Determinant of the product of two rectangular matrices Let $u_1,\dots,u_n\in \mathbb{R}^n$ and $v_1, \dots, v_n\in \mathbb{R}^n$ be two linearly independent sets of vectors. Suppose $U, V\in \mathbb{R}^{n\times (n-1)}$ are matrices such that $U = [u_2 \cdots u_n]$ and $V = [v_2 \cdots v_n]$ (columns consisting of the vectors except $u_1, v_1$). Then, what is $\det(U^\top V)$?

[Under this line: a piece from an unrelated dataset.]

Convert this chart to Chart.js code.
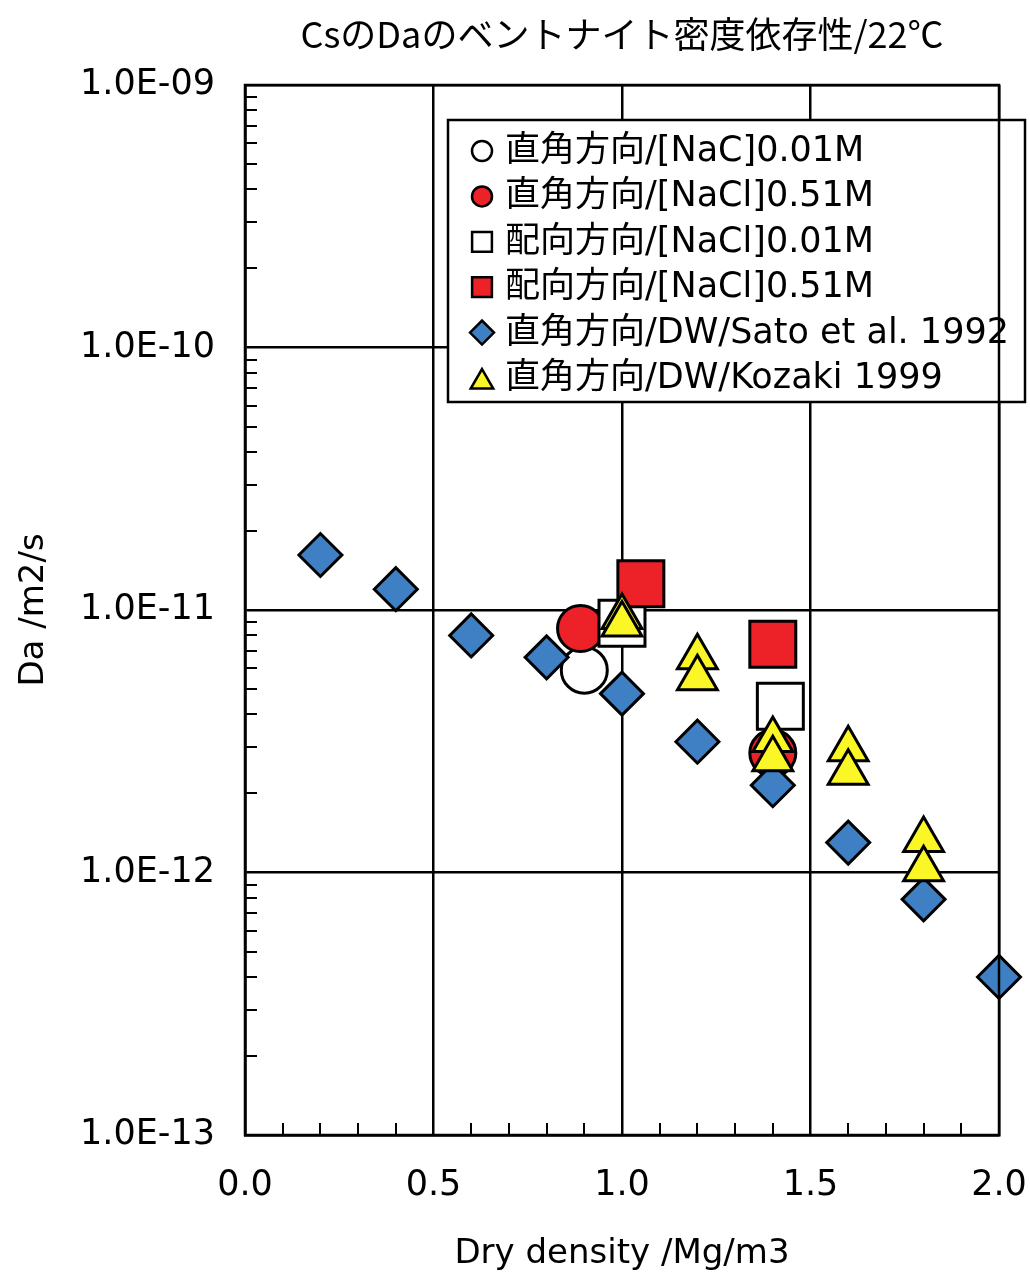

I know that when the two sets are orthonormal, then $|\det(U^\top V)| = |\langle u_1, v_1 \rangle|$. I also don't know how to prove this special case. The Cauchy-Binet formula doesn't seem to give me anything (or perhaps I don't know how to analyze it).

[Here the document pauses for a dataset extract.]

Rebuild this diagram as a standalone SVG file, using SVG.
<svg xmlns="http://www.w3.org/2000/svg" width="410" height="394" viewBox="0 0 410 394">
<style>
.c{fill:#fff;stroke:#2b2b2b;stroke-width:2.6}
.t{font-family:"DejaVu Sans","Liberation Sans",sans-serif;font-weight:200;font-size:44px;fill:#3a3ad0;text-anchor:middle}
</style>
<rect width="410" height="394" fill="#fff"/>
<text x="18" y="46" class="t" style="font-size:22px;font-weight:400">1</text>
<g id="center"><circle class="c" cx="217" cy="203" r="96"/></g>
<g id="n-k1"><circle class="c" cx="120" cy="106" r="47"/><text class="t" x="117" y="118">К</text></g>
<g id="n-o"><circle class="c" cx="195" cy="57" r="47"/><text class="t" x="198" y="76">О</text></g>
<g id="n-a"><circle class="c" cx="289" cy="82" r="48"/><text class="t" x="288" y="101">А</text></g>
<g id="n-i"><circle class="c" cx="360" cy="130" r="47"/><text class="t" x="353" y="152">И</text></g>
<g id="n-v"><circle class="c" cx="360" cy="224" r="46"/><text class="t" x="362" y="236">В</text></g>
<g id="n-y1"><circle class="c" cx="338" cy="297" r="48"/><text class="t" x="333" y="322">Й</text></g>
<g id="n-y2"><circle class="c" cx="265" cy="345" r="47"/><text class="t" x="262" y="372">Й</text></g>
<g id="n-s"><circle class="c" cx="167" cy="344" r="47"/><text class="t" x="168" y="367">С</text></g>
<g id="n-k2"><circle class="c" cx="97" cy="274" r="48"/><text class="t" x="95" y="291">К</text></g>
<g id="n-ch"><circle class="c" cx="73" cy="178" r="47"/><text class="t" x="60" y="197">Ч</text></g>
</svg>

Edit: I understand that there is probably not a closed form formula when the vectors are arbitrary. I'd still like to know how to prove the special case when the vectors are orthonormal.
 A: Since the vectors can be fully arbitary, there won't be a short formula for this, but you might find this formula come in handy to connect the determinants of $(u_1\;U)$ and $(v_1\;V)$ with that of $U^TV$ if it is invertible:
Lemma: Let $a\in\mathbb{R}$ be a scalar, $b,c\in\mathbb{R}^n$ be vectors and $D\in\mathbb{R}^{n\times n}$ be an invertible matrix, then:
$$\det\begin{pmatrix}
a & b^T \\
c & D
\end{pmatrix}
=\det(D)\left(a-b^TD^{-1}c\right)$$
Proof: Let $D_i$ be the $n\times(n-1)$-matrix obtained by $D$ by deleting the $i$-th column. The $n\times n$-matrix $(c\; D_i)$ obtained by adding the vector $c$ as the first column can be transfered into the matrix $D_i(c)$, where the $i$-th column of $D$ has been replaced by $c$ by swapping colums $i$ times, therefore $\det(c\; D_i)=(-1)^i\det D_i(c)$. By Cramer's rule, we further have $\det D_i(c)=\det(D)(D^{-1}c)_i$ and using Laplace expansion for the first row we obtain:
\begin{align*}
\det\begin{pmatrix}
a & b^T \\
c & D
\end{pmatrix}
&=a\det(D)
+\sum_{i=1}^n(-1)^{i+1}b_i\det(c\; D_i)
=a\det(D)
-\sum_{i=1}^nb_i\det D_i(c) \\
&=\det(D)\left(a-\sum_{i=1}^nb_i(D^{-1}c)_i\right)
=\det(D)\left(a-b^TD^{-1}c\right),
\end{align*}
which concludes the proof. $\square$
Analogously we also have:
$$\det\begin{pmatrix}
D & c \\
b^T & a
\end{pmatrix}
=\det(D)\left(a-b^TD^{-1}c\right),$$
which is the version used in (4+1)D Kaluza-Klein theory in physics for example.